■ PROBLEM DETAILS
Reproduce exactly, and only, the lines of the material below running from the line bearing "Emit a web page" through the line bearing "const GRAY = '#bfbfbf';". Leave any pictures out.

** begin LISTING **

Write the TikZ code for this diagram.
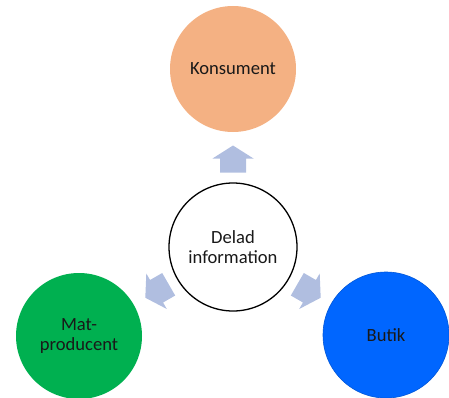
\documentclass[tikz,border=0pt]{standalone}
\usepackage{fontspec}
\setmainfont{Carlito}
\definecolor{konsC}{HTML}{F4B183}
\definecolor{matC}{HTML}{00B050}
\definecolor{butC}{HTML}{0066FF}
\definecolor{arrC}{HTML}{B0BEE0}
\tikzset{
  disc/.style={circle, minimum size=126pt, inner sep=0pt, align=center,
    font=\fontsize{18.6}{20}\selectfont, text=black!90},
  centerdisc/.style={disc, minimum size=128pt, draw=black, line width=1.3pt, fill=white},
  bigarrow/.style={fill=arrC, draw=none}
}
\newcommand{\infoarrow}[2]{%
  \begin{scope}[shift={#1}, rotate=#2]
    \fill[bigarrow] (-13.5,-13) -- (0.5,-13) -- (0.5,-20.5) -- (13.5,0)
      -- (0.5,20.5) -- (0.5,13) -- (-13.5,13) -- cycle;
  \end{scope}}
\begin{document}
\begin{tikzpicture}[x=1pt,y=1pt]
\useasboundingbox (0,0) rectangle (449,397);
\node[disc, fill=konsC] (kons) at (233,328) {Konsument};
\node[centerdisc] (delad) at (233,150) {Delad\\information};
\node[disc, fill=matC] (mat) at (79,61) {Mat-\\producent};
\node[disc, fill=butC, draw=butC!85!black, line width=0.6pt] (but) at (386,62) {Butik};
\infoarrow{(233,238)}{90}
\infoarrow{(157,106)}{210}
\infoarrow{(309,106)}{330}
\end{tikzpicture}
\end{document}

** end LISTING **
** begin LISTING **

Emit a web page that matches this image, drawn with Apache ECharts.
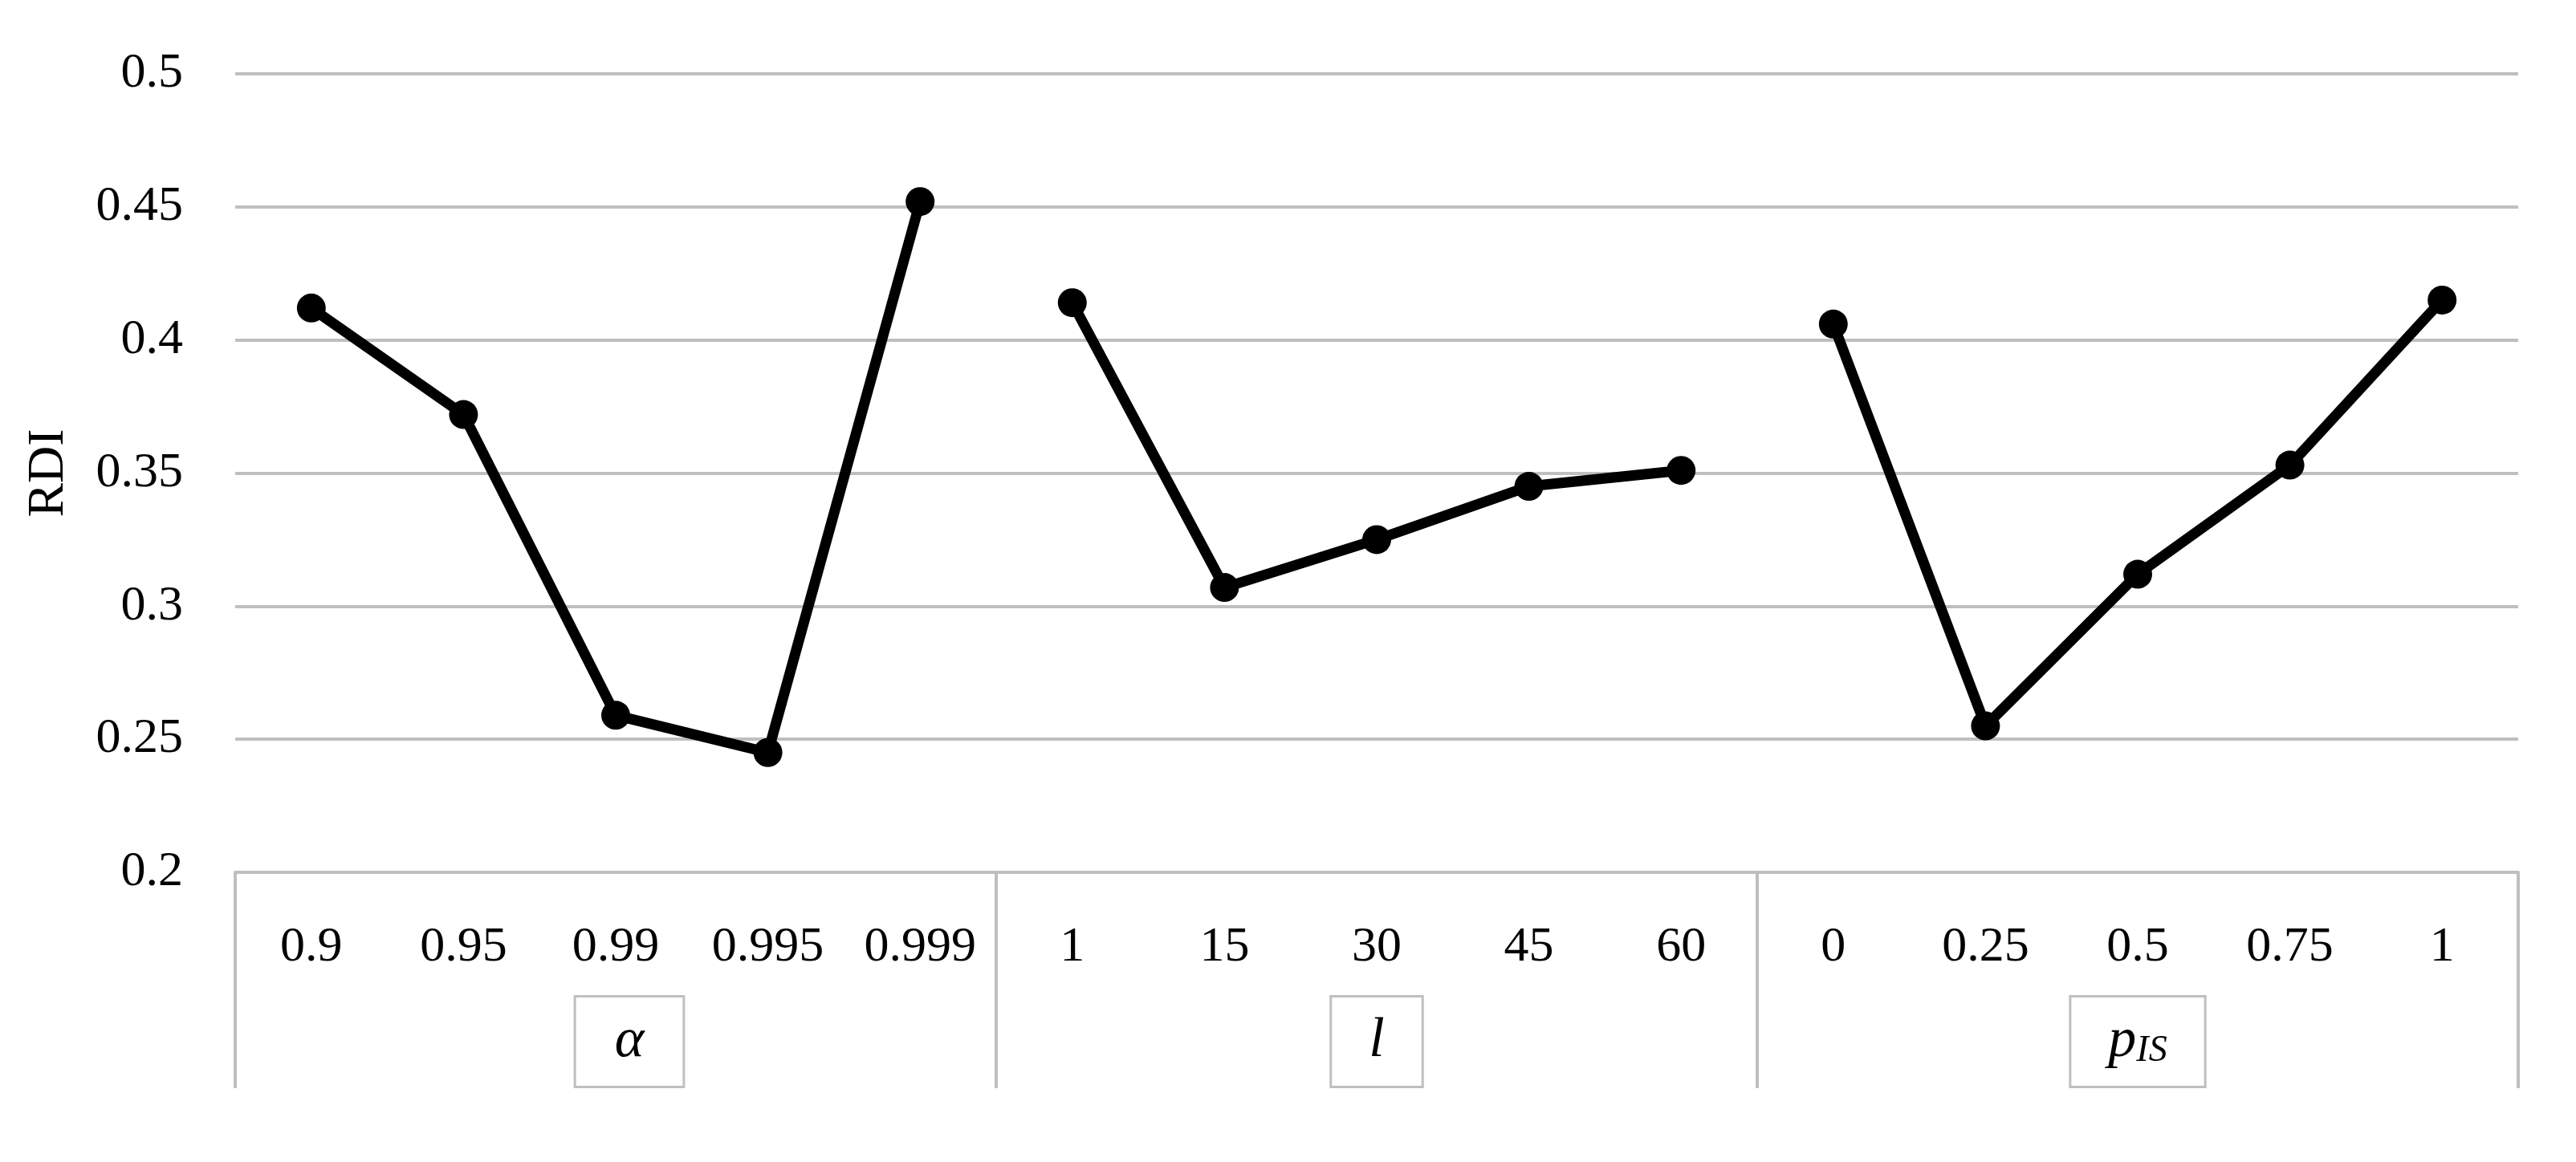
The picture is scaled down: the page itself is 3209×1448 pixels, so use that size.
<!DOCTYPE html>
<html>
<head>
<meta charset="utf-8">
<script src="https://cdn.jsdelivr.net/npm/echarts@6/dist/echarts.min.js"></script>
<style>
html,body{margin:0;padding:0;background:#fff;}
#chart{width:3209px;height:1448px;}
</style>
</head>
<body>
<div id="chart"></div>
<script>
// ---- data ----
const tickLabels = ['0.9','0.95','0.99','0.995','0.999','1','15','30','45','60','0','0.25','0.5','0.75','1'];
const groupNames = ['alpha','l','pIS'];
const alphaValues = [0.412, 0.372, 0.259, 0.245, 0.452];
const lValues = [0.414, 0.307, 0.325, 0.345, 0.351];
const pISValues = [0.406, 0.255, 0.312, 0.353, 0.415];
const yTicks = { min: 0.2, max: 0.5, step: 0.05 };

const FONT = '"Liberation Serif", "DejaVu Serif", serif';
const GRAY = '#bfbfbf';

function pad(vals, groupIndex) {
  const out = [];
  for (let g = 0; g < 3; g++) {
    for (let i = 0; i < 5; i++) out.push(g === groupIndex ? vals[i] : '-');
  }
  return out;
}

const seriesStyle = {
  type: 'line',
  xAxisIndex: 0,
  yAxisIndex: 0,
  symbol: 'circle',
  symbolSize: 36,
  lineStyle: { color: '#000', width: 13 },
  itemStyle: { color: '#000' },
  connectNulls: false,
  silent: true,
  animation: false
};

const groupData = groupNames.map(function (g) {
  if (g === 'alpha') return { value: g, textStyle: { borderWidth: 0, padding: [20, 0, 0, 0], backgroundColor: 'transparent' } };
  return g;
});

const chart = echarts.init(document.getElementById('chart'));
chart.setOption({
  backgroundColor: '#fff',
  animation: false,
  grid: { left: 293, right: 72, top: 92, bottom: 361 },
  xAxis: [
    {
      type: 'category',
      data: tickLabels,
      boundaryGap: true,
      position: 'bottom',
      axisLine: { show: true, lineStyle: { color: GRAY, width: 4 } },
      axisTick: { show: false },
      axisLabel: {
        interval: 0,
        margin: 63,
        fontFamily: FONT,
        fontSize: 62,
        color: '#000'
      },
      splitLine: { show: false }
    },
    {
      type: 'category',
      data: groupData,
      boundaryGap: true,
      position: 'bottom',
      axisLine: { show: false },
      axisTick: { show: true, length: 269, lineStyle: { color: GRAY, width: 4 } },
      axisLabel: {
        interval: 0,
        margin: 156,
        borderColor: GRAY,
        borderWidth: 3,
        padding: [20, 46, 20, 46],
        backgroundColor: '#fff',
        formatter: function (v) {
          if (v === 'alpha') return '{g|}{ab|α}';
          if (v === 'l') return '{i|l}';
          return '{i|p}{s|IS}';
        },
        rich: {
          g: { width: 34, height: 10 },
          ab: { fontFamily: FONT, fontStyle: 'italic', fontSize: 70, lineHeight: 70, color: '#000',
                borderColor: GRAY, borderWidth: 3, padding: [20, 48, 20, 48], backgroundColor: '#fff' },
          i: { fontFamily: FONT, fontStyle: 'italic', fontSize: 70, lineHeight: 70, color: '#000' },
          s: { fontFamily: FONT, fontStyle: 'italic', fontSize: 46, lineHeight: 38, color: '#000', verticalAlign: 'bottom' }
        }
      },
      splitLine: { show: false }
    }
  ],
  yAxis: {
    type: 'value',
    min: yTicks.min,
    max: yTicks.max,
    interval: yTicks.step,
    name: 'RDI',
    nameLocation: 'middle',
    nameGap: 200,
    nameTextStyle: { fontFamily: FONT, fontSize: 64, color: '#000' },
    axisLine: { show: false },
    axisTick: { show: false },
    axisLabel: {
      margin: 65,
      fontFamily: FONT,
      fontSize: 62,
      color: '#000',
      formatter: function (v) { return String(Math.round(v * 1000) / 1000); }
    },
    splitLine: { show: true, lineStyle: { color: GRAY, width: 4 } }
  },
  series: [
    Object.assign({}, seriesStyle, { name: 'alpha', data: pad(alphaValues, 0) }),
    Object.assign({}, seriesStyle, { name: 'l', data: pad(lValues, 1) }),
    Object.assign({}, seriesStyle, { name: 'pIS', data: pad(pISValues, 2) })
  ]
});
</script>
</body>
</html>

** end LISTING **

■ WRITTEN RESPONSE
Emit a web page that matches this image, drawn with Apache ECharts.
The picture is scaled down: the page itself is 3209×1448 pixels, so use that size.
<!DOCTYPE html>
<html>
<head>
<meta charset="utf-8">
<script src="https://cdn.jsdelivr.net/npm/echarts@6/dist/echarts.min.js"></script>
<style>
html,body{margin:0;padding:0;background:#fff;}
#chart{width:3209px;height:1448px;}
</style>
</head>
<body>
<div id="chart"></div>
<script>
// ---- data ----
const tickLabels = ['0.9','0.95','0.99','0.995','0.999','1','15','30','45','60','0','0.25','0.5','0.75','1'];
const groupNames = ['alpha','l','pIS'];
const alphaValues = [0.412, 0.372, 0.259, 0.245, 0.452];
const lValues = [0.414, 0.307, 0.325, 0.345, 0.351];
const pISValues = [0.406, 0.255, 0.312, 0.353, 0.415];
const yTicks = { min: 0.2, max: 0.5, step: 0.05 };

const FONT = '"Liberation Serif", "DejaVu Serif", serif';
const GRAY = '#bfbfbf';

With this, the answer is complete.